The European Investment Bank stated that, in terms of financing for SMEs adapting to digital technologies, existing financial channels are “currently sufficient, but there was scope for making better use of them”. It had also noted that, in Ireland, there was a “a lack of overall policy coordination and strategies” in this regard, although the five-year Industry 4.0 strategy does seek to address this.
Use of internet services
Ireland ranks eighth in the EU for use of internet services, its second highest ranking section. The rank of eighth continues Ireland’s ascendancy in this section, progressing from 12th in 2019 and 14th in 2018.
Ireland ranks ahead of the EU average in all but three subsections: percentages of internet users using the internet for music, video and games (80 per cent versus 81 per cent) or video calls (50 per cent versus 60 per cent) or for selling goods online (21 per cent versus 23 per cent).
Ireland’s rate of individuals who have never used the internet is the same as the EU average: 9 per cent. Ireland ranks ahead of the EU average in internet users, 88 per cent versus 85 per cent, and in percentages of internet users who access new video on demand, social networks, online courses, banking and shopping online.
Digital public services
Ireland ranks ninth in digital public services, a one-place drop from 2019. Despite this drop, Ireland’s index score has risen in the same time period from 78.1 to 80.6. Of the five subsections, Ireland ranks ahead of the EU average in three (eGovernment users, digital public services for business and open data) and behind the average in two (pre-filled forms and online service completion).
The DESI account of digital public services in Ireland calls the adaptation of the Data Sharing and Governance Act 2019 “an important step” in the pursuit of Ireland’s digital governance goals.
Ireland ranks 11th in the human capital section, unmoved from its 2018 and 2019 positions. Overall, Ireland scores above the EU average with an index score of 56.4 compared to the EU’s 49.3.
In the six subsections, Ireland ranks ahead of the EU average in four: percentage of individuals with above basic digital skills; ICT specialists as a percentage of total employment; female ICT specialists as a percentage of total female employment; and ICT specialists as a percentage of graduates.
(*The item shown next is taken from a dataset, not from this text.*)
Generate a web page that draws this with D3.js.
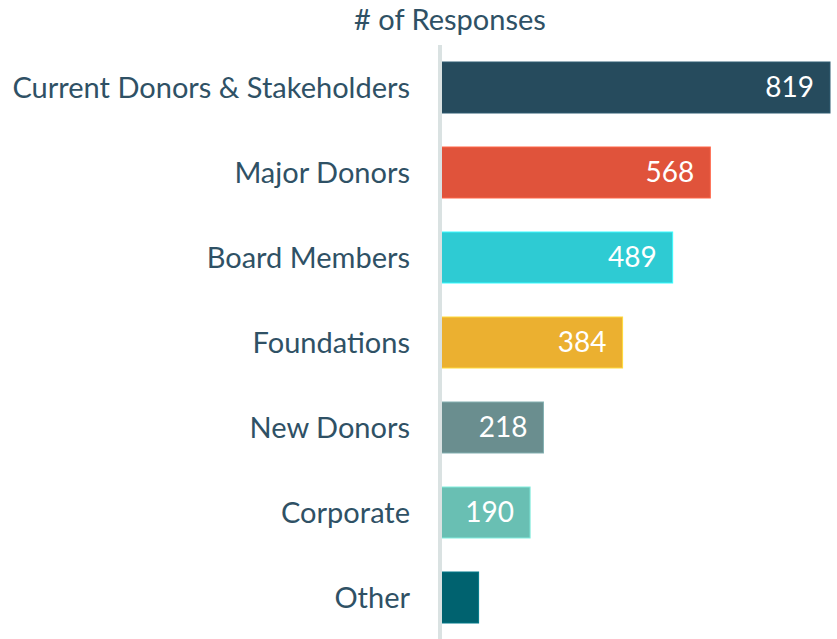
<!DOCTYPE html>
<html>
<head>
<meta charset="utf-8">
<script src="https://cdn.jsdelivr.net/npm/d3@7"></script>
<style>
  body { margin: 0; background: #fff; }
  text { font-family: Lato, "Open Sans", sans-serif; }
</style>
</head>
<body>
<svg width="837" height="639"></svg>
<script>
const categories = ["Current Donors & Stakeholders", "Major Donors", "Board Members",
  "Foundations", "New Donors", "Corporate", "Other"];
const responses = [819, 568, 489, 384, 218, 190, 82];
const colours = ["#264b5d", "#e0533b", "#2ecbd3", "#ebb030", "#6a8e8f", "#69bfb3", "#00626f"];
const title = "# of Responses";

const svg = d3.select("svg");
const textColour = "#2f5165";

const x = d3.scaleLinear().domain([0, 819]).range([439.5, 830]);
const y = d3.scaleBand().domain(categories).range([28, 657]).padding(0.4);

svg.append("text")
  .attr("x", 450)
  .attr("y", 30)
  .attr("text-anchor", "middle")
  .attr("font-size", 29)
  .attr("fill", textColour)
  .text(title);

const rows = svg.selectAll("g.row")
  .data(categories.map((c, i) => ({ c, v: responses[i], col: colours[i] })))
  .join("g")
  .attr("class", "row");

rows.append("rect")
  .attr("x", x(0))
  .attr("y", (d) => y(d.c))
  .attr("width", (d) => x(d.v) - x(0))
  .attr("height", y.bandwidth())
  .attr("fill", (d) => d.col)
  .attr("stroke", (d) => d3.color(d.col).brighter(0.6))
  .attr("stroke-width", 1);

rows.append("text")
  .attr("x", 410)
  .attr("y", (d) => y(d.c) + y.bandwidth() / 2)
  .attr("dy", "0.35em")
  .attr("text-anchor", "end")
  .attr("font-size", 29)
  .attr("fill", textColour)
  .text((d) => d.c);

// "Other" is too short to carry its label
rows.filter((d) => d.v >= 100)
  .append("text")
  .attr("x", (d) => x(d.v) - 16)
  .attr("y", (d) => y(d.c) + y.bandwidth() / 2)
  .attr("dy", "0.35em")
  .attr("text-anchor", "end")
  .attr("font-size", 28)
  .attr("fill", "#fff")
  .text((d) => d.v);

// axis line
svg.append("line")
  .attr("x1", 440).attr("x2", 440)
  .attr("y1", 45).attr("y2", 639)
  .attr("stroke", "#dae2e2")
  .attr("stroke-width", 4);
</script>
</body>
</html>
Ireland ranks behind the EU average in percentages of individuals with at least basic skills in both digital and software. Perhaps most interesting in this section is that, despite the deficit in those with basic digital and software skills, Ireland’s rate of ICT graduates as part of all graduates (7.3 per cent) is more than double that of the EU’s average (3.6 per cent).
Ireland’s worst ranking in the index is in connectivity, where it ranks 23rd, a fall of one place from 2019. Despite its low ranking, Ireland ranks ahead of the EU average in four of the eight subsections: fast broadband coverage; 4G coverage; mobile broadband take-up; and 5G readiness.
Ireland is beneath the average in overall fixed broadband take-up; take-up of fixed broadband of at least 100Mbps; fixed very high capacity network; and broadband price index. In each of these subsections, Ireland has recorded increases from 2018 and 2019 levels. The rollout of the National Broadband Plan, which has begun, is said to be key to making up the ground in this area.
Overall digital transformation “continues to be one of the core economic policy issues in Ireland”. The launch of the Industry 4.0 strategy, the €300 million Human Capital Initiative and the National Broadband Plan are all cited by the European Commission’s report as measures by which Ireland’s drive to digitisation will be progressed.